Große Bestürzung über unterlassene Hilfeleistung in Essen

Der hilflose Mann liegt mitten im Raum. Doch erst der fünfte Kunde, der mit dieser Situation im Vorraum einer Bankfiliale konfrontiert wird, ruft die Rettungskräfte. Das Vorbeigehen an Hilflosen ist laut Patientenschützern aber leider längst kein Einzelfall in Deutschland. Anlass für einen Appell zu mehr Barmherzigkeit und Nächstenliebe.

Der hilflose Mann liegt mitten im Raum. Doch erst der fünfte Kunde, der mit dieser Situation im Vorraum einer Bankfiliale konfrontiert wird, ruft die Rettungskräfte. Das Vorbeigehen an Hilflosen ist laut Patientenschützern aber leider längst kein Einzelfall in Deutschland. Anlass für einen Appell zu mehr Barmherzigkeit und Nächstenliebe.

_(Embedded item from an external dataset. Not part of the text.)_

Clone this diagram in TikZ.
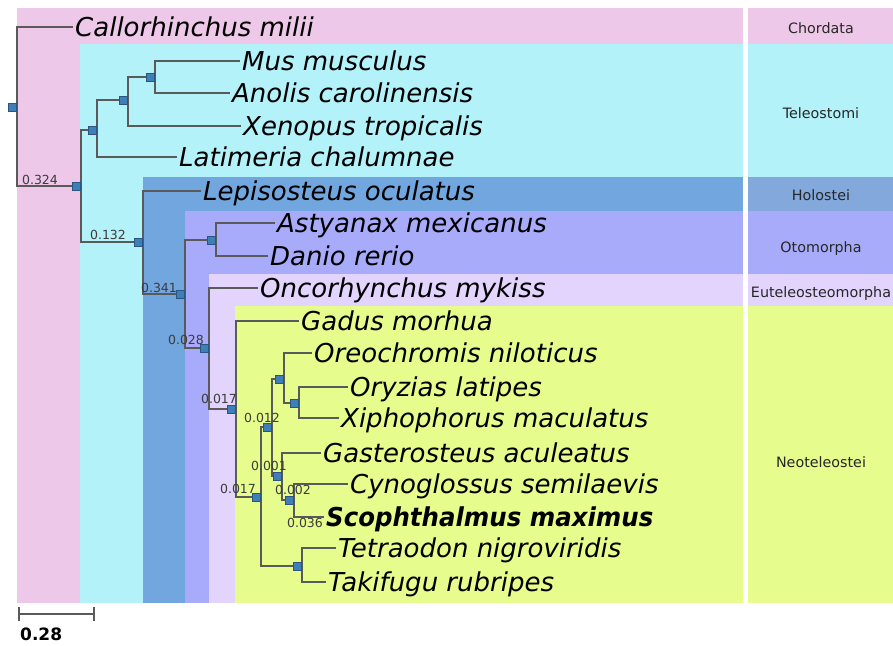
\documentclass[tikz,border=0pt]{standalone}
\usepackage{fontspec}
\setmainfont{DejaVu Sans}
\usetikzlibrary{backgrounds}
\definecolor{cchord}{HTML}{EEC8E8}
\definecolor{cteleo}{HTML}{B4F2FA}
\definecolor{cholo}{HTML}{72A6DE}
\definecolor{cholor}{HTML}{82A8DC}
\definecolor{coto}{HTML}{A8AAFA}
\definecolor{ceutel}{HTML}{E2D4FC}
\definecolor{cneo}{HTML}{E6FC8C}
\definecolor{brgrey}{HTML}{5A5A5A}
\definecolor{blgrey}{HTML}{3C3C3C}
\definecolor{jnfill}{HTML}{3F7FB8}
\definecolor{jnedge}{HTML}{2A5580}
\begin{document}
\begin{tikzpicture}[x=1pt,y=-1pt,
  leaf/.style={anchor=west,inner xsep=2pt,inner ysep=0pt,text height=19pt,text depth=0pt,font=\fontsize{26}{26}\selectfont\itshape},
  jn/.style={draw=jnedge,fill=jnfill,minimum size=8pt,inner sep=0pt,anchor=east,line width=0.6pt},
  br/.style={draw=brgrey,line width=1.2pt},
  bl/.style={inner sep=0pt,text height=9.1pt,text depth=0pt,font=\fontsize{12.5}{12.5}\selectfont,text=blgrey},
  clade/.style={inner sep=0pt,text height=10.4pt,text depth=0pt,font=\fontsize{14.3}{15}\selectfont,text=black!85}
]
\useasboundingbox (0,0) rectangle (893,645);
\begin{scope}[on background layer]
\fill[white] (0,0) rectangle (893,645);
\fill[cchord] (17,8) rectangle (743,603);
\fill[cteleo] (80,44) rectangle (743,603);
\fill[cholo] (143,177) rectangle (743,603);
\fill[coto] (185,211) rectangle (743,603);
\fill[ceutel] (209,274) rectangle (743,603);
\fill[cneo] (235,306) rectangle (743,603);
\fill[cchord] (748,8) rectangle (893,44);
\fill[cteleo] (748,44) rectangle (893,177);
\fill[cholor] (748,177) rectangle (893,211);
\fill[coto] (748,211) rectangle (893,274);
\fill[ceutel] (748,274) rectangle (893,306);
\fill[cneo] (748,306) rectangle (893,603);
\end{scope}

\node[clade] (chordata) at (821,28) {Chordata};
\node[clade] (teleostomi) at (821,113) {Teleostomi};
\node[clade] (holostei) at (821,195) {Holostei};
\node[clade] (otomorpha) at (821,247) {Otomorpha};
\node[clade] (euteleo) at (821,292) {Euteleosteomorpha};
\node[clade] (neotel) at (821,462) {Neoteleostei};

\node[leaf] (cmil) at (73,27) {Callorhinchus milii};
\node[leaf] (mmus) at (240,61) {Mus musculus};
\node[leaf] (acar) at (230,93) {Anolis carolinensis};
\node[leaf] (xtro) at (241,126) {Xenopus tropicalis};
\node[leaf] (lcha) at (177,157) {Latimeria chalumnae};
\node[leaf] (locu) at (201,191) {Lepisosteus oculatus};
\node[leaf] (amex) at (275,223) {Astyanax mexicanus};
\node[leaf] (drer) at (268,256) {Danio rerio};
\node[leaf] (omyk) at (258,288) {Oncorhynchus mykiss};
\node[leaf] (gmor) at (299,321) {Gadus morhua};
\node[leaf] (onil) at (312,353) {Oreochromis niloticus};
\node[leaf] (olat) at (348,387) {Oryzias latipes};
\node[leaf] (xmac) at (339,418) {Xiphophorus maculatus};
\node[leaf] (gacu) at (321,453) {Gasterosteus aculeatus};
\node[leaf] (csem) at (348,484) {Cynoglossus semilaevis};
\node[leaf,font=\fontsize{26}{26}\selectfont\bfseries\itshape\addfontfeature{FakeStretch=0.94}] (smax) at (324,517) {Scophthalmus maximus};
\node[leaf] (tnig) at (336,548) {Tetraodon nigroviridis};
\node[leaf] (trub) at (326,582) {Takifugu rubripes};

\node[jn] (root) at (17,107) {};
\node[jn] (n324) at (81,186) {};
\node[jn] (sarc) at (97,130) {};
\node[jn] (tetra) at (128,100) {};
\node[jn] (amni) at (155,77) {};
\node[jn] (n132) at (143,242) {};
\node[jn] (n341) at (185,294) {};
\node[jn] (oto) at (216,240) {};
\node[jn] (n028) at (209,348) {};
\node[jn] (n017a) at (236,409) {};
\node[jn] (n017b) at (261,497) {};
\node[jn] (n012) at (272,427) {};
\node[jn] (perc) at (284,379) {};
\node[jn] (ather) at (299,403) {};
\node[jn] (n001) at (282,476) {};
\node[jn] (n002) at (294,500) {};
\node[jn] (tetf) at (302,566) {};

\node[bl] (l324) at (40,180) {0.324};
\node[bl] (l132) at (108,235) {0.132};
\node[bl] (l341) at (159,288) {0.341};
\node[bl] (l028) at (186,340) {0.028};
\node[bl] (l017a) at (219,399) {0.017};
\node[bl] (l012) at (262,418) {0.012};
\node[bl] (l001) at (269,466) {0.001};
\node[bl] (l017b) at (238,489) {0.017};
\node[bl] (l002) at (293,490) {0.002};
\node[bl] (l036) at (305,523) {0.036};

\begin{scope}[on background layer]
\draw[br] (root.east) |- (cmil.west); \draw[br] (root.east) |- (n324.west);
\draw[br] (n324.east) |- (sarc.west); \draw[br] (n324.east) |- (n132.west);
\draw[br] (sarc.east) |- (tetra.west); \draw[br] (sarc.east) |- (lcha.west);
\draw[br] (tetra.east) |- (amni.west); \draw[br] (tetra.east) |- (xtro.west);
\draw[br] (amni.east) |- (mmus.west); \draw[br] (amni.east) |- (acar.west);
\draw[br] (n132.east) |- (locu.west); \draw[br] (n132.east) |- (n341.west);
\draw[br] (n341.east) |- (oto.west); \draw[br] (n341.east) |- (n028.west);
\draw[br] (oto.east) |- (amex.west); \draw[br] (oto.east) |- (drer.west);
\draw[br] (n028.east) |- (omyk.west); \draw[br] (n028.east) |- (n017a.west);
\draw[br] (n017a.east) |- (gmor.west); \draw[br] (n017a.east) |- (n017b.west);
\draw[br] (n017b.east) |- (n012.west); \draw[br] (n017b.east) |- (tetf.west);
\draw[br] (n012.east) |- (perc.west); \draw[br] (n012.east) |- (n001.west);
\draw[br] (perc.east) |- (onil.west); \draw[br] (perc.east) |- (ather.west);
\draw[br] (ather.east) |- (olat.west); \draw[br] (ather.east) |- (xmac.west);
\draw[br] (n001.east) |- (gacu.west); \draw[br] (n001.east) |- (n002.west);
\draw[br] (n002.east) |- (csem.west); \draw[br] (n002.east) |- (smax.west);
\draw[br] (tetf.east) |- (tnig.west); \draw[br] (tetf.east) |- (trub.west);
\end{scope}

\coordinate (sb0) at (19,614);
\coordinate (sb1) at (94,614);
\draw[br] (sb0) -- (sb1);
\draw[br] (sb0) ++(0,-7) -- ++(0,14);
\draw[br] (sb1) ++(0,-7) -- ++(0,14);
\node[inner sep=0pt,text height=12.4pt,text depth=0pt,font=\fontsize{17}{17}\selectfont\bfseries,anchor=west] (sblab) at (20,634) {0.28};
\end{tikzpicture}
\end{document}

Der Fall eines zusammengebrochenen alten Mannes, der im Vorraum einer Essener Bankfiliale von vier Kunden ignoriert wird und später stirbt, hat große Bestürzung hervorgerufen. “Mir geht dieser tragische Fall von unterlassener Hilfeleistung sehr nahe”, teilte der Essener Bischof Franz-Josef Overbeck am Sonntag der Deutschen Presse-Agentur mit. “Ich glaube ganz fest, dass ohne echte Barmherzigkeit keine Gesellschaft letztlich existieren kann”, betonte der katholische Bischof. Wenn eher eingegriffen worden wäre, hätte der Tod des Mannes möglicherweise verhindert werden können.

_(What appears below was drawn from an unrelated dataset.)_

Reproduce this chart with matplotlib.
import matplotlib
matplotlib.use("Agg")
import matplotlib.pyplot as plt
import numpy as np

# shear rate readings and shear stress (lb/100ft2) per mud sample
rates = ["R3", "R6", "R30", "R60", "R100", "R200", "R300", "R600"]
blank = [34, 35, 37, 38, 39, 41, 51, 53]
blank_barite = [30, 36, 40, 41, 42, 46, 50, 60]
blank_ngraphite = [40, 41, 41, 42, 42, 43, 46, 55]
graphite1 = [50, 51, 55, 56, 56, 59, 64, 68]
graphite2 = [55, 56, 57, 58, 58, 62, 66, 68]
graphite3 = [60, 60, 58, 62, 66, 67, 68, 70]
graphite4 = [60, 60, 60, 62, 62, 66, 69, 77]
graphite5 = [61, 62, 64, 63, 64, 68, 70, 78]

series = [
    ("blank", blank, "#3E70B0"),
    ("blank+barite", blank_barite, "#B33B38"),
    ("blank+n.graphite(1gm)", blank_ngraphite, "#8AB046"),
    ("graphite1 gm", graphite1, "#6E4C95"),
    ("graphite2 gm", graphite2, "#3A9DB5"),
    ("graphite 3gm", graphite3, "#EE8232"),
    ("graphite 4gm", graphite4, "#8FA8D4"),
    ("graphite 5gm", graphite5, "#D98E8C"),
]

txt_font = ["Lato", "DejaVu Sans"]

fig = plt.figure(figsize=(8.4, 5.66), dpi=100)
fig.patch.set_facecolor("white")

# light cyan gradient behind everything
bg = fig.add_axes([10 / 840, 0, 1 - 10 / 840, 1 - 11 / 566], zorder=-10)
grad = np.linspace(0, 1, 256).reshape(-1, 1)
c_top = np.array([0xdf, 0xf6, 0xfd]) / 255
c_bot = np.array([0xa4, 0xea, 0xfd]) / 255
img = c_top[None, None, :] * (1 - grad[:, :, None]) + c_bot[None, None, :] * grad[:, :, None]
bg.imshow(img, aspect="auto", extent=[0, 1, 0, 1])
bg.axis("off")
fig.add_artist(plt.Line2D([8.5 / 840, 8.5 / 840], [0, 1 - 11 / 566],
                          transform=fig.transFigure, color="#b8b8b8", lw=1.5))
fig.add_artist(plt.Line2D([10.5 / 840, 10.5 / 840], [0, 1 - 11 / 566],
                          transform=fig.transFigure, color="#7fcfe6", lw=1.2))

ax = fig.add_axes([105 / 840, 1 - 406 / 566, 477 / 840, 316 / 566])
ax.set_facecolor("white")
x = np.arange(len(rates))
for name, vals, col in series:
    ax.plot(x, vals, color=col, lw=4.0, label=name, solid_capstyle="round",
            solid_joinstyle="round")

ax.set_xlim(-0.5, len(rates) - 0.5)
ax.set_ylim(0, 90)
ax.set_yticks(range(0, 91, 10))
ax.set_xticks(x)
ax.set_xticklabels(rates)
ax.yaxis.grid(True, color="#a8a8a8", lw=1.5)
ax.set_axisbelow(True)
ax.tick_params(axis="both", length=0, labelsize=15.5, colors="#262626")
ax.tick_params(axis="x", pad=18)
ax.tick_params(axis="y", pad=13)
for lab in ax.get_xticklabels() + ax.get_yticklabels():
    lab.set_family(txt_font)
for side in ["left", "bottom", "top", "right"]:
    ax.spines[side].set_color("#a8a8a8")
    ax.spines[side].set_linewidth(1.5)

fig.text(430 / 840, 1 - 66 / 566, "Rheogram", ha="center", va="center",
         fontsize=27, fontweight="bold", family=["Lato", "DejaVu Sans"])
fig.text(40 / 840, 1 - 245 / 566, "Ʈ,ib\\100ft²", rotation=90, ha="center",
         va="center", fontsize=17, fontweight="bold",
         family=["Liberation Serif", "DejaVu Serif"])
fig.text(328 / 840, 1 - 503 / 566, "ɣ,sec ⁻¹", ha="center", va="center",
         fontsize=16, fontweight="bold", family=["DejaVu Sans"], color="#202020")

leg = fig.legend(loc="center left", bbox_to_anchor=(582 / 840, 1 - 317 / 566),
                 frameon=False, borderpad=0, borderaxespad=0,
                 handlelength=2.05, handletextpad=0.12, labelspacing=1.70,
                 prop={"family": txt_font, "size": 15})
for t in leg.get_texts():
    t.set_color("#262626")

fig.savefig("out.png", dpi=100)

Nach Einschätzung der Deutschen Stiftung Patientenschutz ist das Vorbeigehen an Hilfebedürftigen leider längst kein Einzelfall. “Nächstenliebe scheint uns fremd geworden zu sein – genau 500 Jahre, nachdem Luther das Wort in die deutsche Sprache gebracht hat”, erklärte der Vorstand der Stiftung, Eugen Brysch, am Sonntag. Um die «Hilflosigkeit im Nächsten» zu erkennen, brauche es keine Profis. “Das darf nicht die Alleinzuständigkeit von Polizei, Feuerwehr, Rettungsdienst oder Hospizbewegung sein”, unterstrich er.

Es komme immer wieder vor, dass Menschen vorbeifahren, wenn sie einen Unfall sehen oder nicht reagieren, wenn bei einem Nachbar anders als gewohnt die Rollos längere Zeit unten bleiben. “So etwas ist leider an der Tagesordnung, das macht die Betroffenheit aus”, sagte Brysch der Deutschen Presse-Agentur. Die Bilder einer Überwachungskamera aus der Essener Bankfiliale führten das Leid und die Ignoranz drastisch vor Augen. “Das muss uns aufrütteln, nicht wegzugucken”, betonte er.

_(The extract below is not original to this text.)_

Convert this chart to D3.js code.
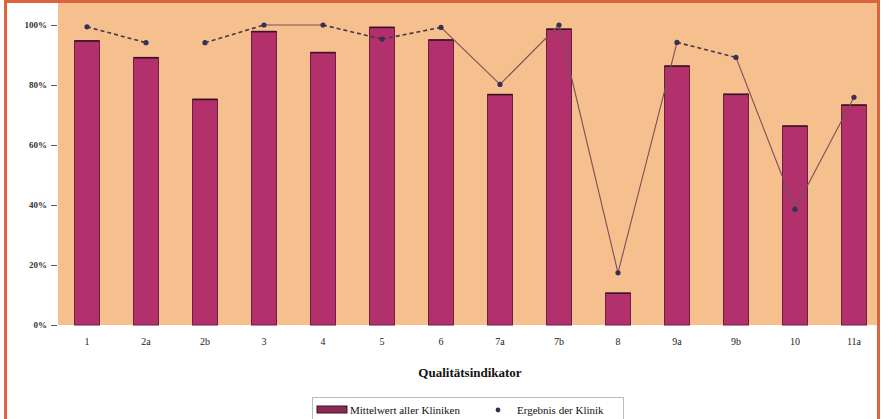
<!DOCTYPE html>
<html>
<head>
<meta charset="utf-8">
<script src="https://cdn.jsdelivr.net/npm/d3@7"></script>
<style>
  body { margin: 0; background: #fff; }
  svg { display: block; font-family: "Liberation Serif", "DejaVu Serif", serif; }
</style>
</head>
<body>
<div id="chart"></div>
<script>
// Qualitätsindikatoren
const categories = ['1', '2a', '2b', '3', '4', '5', '6', '7a', '7b', '8', '9a', '9b', '10', '11a'];
// Mittelwert aller Kliniken (%)
const meanValues = [94.7, 89.1, 75.2, 97.8, 90.8, 99.2, 95.0, 76.8, 98.6, 10.6, 86.3, 76.9, 66.3, 73.3];
// Ergebnis der Klinik (%)
const clinicValues = [99.4, 94.1, 94.1, 100, 100, 95.3, 99.2, 80.2, 100, 17.4, 94.2, 89.2, 38.6, 75.9];
const yTicks = [0, 20, 40, 60, 80, 100];

const width = 886, height = 419;
const plot = {left: 58, right: 877, top: 3, bottom: 325};

const svg = d3.select('#chart').append('svg')
  .attr('width', width)
  .attr('height', height);

svg.append('rect')
  .attr('width', width).attr('height', height)
  .attr('fill', '#fff');

//Plot background
svg.append('rect')
  .attr('x', plot.left).attr('y', plot.top)
  .attr('width', plot.right - plot.left)
  .attr('height', plot.bottom - plot.top)
  .attr('fill', '#f6bf8e');

const xScale = d3.scaleBand()
  .domain(categories)
  .range([57.5, 883.5]);

const yScale = d3.scaleLinear()
  .domain([0, 100])
  .range([plot.bottom, 25]);

const barW = 25;

//Y axis
const yAxis = d3.axisLeft(yScale)
  .tickValues(yTicks)
  .tickFormat(d => d + '%')
  .tickSize(6)
  .tickPadding(4);

const gy = svg.append('g')
  .attr('transform', `translate(${plot.left - 1},0)`)
  .call(yAxis)
  .attr('font-family', null);
gy.select('.domain').remove();
gy.selectAll('.tick line').attr('stroke', '#555');
gy.selectAll('.tick text')
  .attr('font-size', 9)
  .attr('font-weight', 'bold')
  .attr('fill', '#333');

//X axis labels
const xAxis = d3.axisBottom(xScale).tickSize(0).tickPadding(13);
const gx = svg.append('g')
  .attr('transform', `translate(0,${plot.bottom})`)
  .call(xAxis)
  .attr('font-family', null);
gx.select('.domain').remove();
gx.selectAll('.tick text')
  .attr('font-size', 10)
  .attr('fill', '#222');

//Bars
const bars = svg.append('g');
bars.selectAll('rect')
  .data(meanValues)
  .join('rect')
  .attr('x', (d, i) => xScale(categories[i]) + xScale.bandwidth() / 2 - barW / 2)
  .attr('y', d => yScale(d))
  .attr('width', barW)
  .attr('height', d => plot.bottom - yScale(d))
  .attr('fill', '#b2306c')
  .attr('stroke', '#6e1c42')
  .attr('stroke-width', 1);

bars.selectAll('line')
  .data(meanValues)
  .join('line')
  .attr('x1', (d, i) => xScale(categories[i]) + xScale.bandwidth() / 2 - barW / 2)
  .attr('x2', (d, i) => xScale(categories[i]) + xScale.bandwidth() / 2 + barW / 2)
  .attr('y1', d => yScale(d))
  .attr('y2', d => yScale(d))
  .attr('stroke', '#3a1224')
  .attr('stroke-width', 1.6);

//Line segments between clinic results, dashed or solid, null = no segment
const segStyle = ['dash', null, 'dash', 'solid', 'dash', 'dash', 'solid', 'solid', 'solid', 'solid', 'dash', 'solid', 'solid'];
const cx = i => xScale(categories[i]) + xScale.bandwidth() / 2;

const segs = segStyle.map((s, i) => ({s, i})).filter(d => d.s);
svg.append('g').selectAll('line')
  .data(segs)
  .join('line')
  .attr('x1', d => cx(d.i))
  .attr('y1', d => yScale(clinicValues[d.i]))
  .attr('x2', d => cx(d.i + 1))
  .attr('y2', d => yScale(clinicValues[d.i + 1]))
  .attr('stroke', d => d.s === 'dash' ? '#4a3448' : '#7a5058')
  .attr('stroke-width', d => d.s === 'dash' ? 1.6 : 1.1)
  .attr('stroke-dasharray', d => d.s === 'dash' ? '4,3' : null);

svg.append('g').selectAll('circle')
  .data(clinicValues)
  .join('circle')
  .attr('cx', (d, i) => cx(i))
  .attr('cy', d => yScale(d))
  .attr('r', 2.6)
  .attr('fill', '#35305a');

//Axis title
svg.append('text')
  .attr('x', 470)
  .attr('y', 377)
  .attr('text-anchor', 'middle')
  .attr('font-size', 13)
  .attr('font-weight', 'bold')
  .attr('fill', '#111')
  .text('Qualitätsindikator');

//Legend
const legend = svg.append('g');
legend.append('rect')
  .attr('x', 312.5).attr('y', 397.5)
  .attr('width', 311).attr('height', 40)
  .attr('fill', '#fff')
  .attr('stroke', '#bbb');
legend.append('rect')
  .attr('x', 317).attr('y', 406)
  .attr('width', 30).attr('height', 7)
  .attr('fill', '#8a2a55')
  .attr('stroke', '#3a1224');
legend.append('text')
  .attr('x', 350).attr('y', 414)
  .attr('font-size', 11)
  .attr('fill', '#111')
  .text('Mittelwert aller Kliniken');
legend.append('circle')
  .attr('cx', 498).attr('cy', 410)
  .attr('r', 2.4)
  .attr('fill', '#35305a');
legend.append('text')
  .attr('x', 517).attr('y', 414)
  .attr('font-size', 11)
  .attr('fill', '#111')
  .text('Ergebnis der Klinik');

//Outer frame
svg.append('rect')
  .attr('x', 5.5).attr('y', 1.5)
  .attr('width', 873).attr('height', 440)
  .attr('fill', 'none')
  .attr('stroke', '#d9643e')
  .attr('stroke-width', 3);
</script>
</body>
</html>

Essens Oberbürgermeister Thomas Kufen (CDU) äußerte sich “nachdenklich und betroffen zugleich” zu dem vielbeachteten Fall in seiner Stadt. “Statt einen Rettungswagen oder die Polizei zu alarmieren, wird notwendige Hilfe unterlassen”, kritisierte er.

Die Essener Polizei sucht weiterhin nach vier Bankkunden, die dem 82 Jahre alten Rentner am 3. Oktober nicht geholfen hatten und dabei von Überwachungskameras gefilmt worden waren. Den Sterbenden beachteten sie nicht, obwohl er mitten in dem kleinen Raum lag. Erst der fünfte Kunde wählte dann den Notruf. Der Mann starb später im Krankenhaus. Der erschütternde Fall war erst jetzt öffentlich gemacht worden.

Einen neuen Ermittlungsstand gab es am Sonntag nach Auskunft eines Beamten zwar nicht. Die Essener Polizei ist aber sehr zuversichtlich, dass sie jene vier Bankkunden, die nacheinander kamen, um Geld abzuheben oder Überweisungen zu tätigen, relativ schnell ausfindig machen wird. Es handele sich dabei sowohl um Männer als auch um Frauen. “Gegen sie läuft ein Strafverfahren wegen unterlassener Hilfeleistung”, sagte ein Polizeisprecher bereits am Samstag. “Wir sind sicher, dass wir die Personen zeitnah finden.”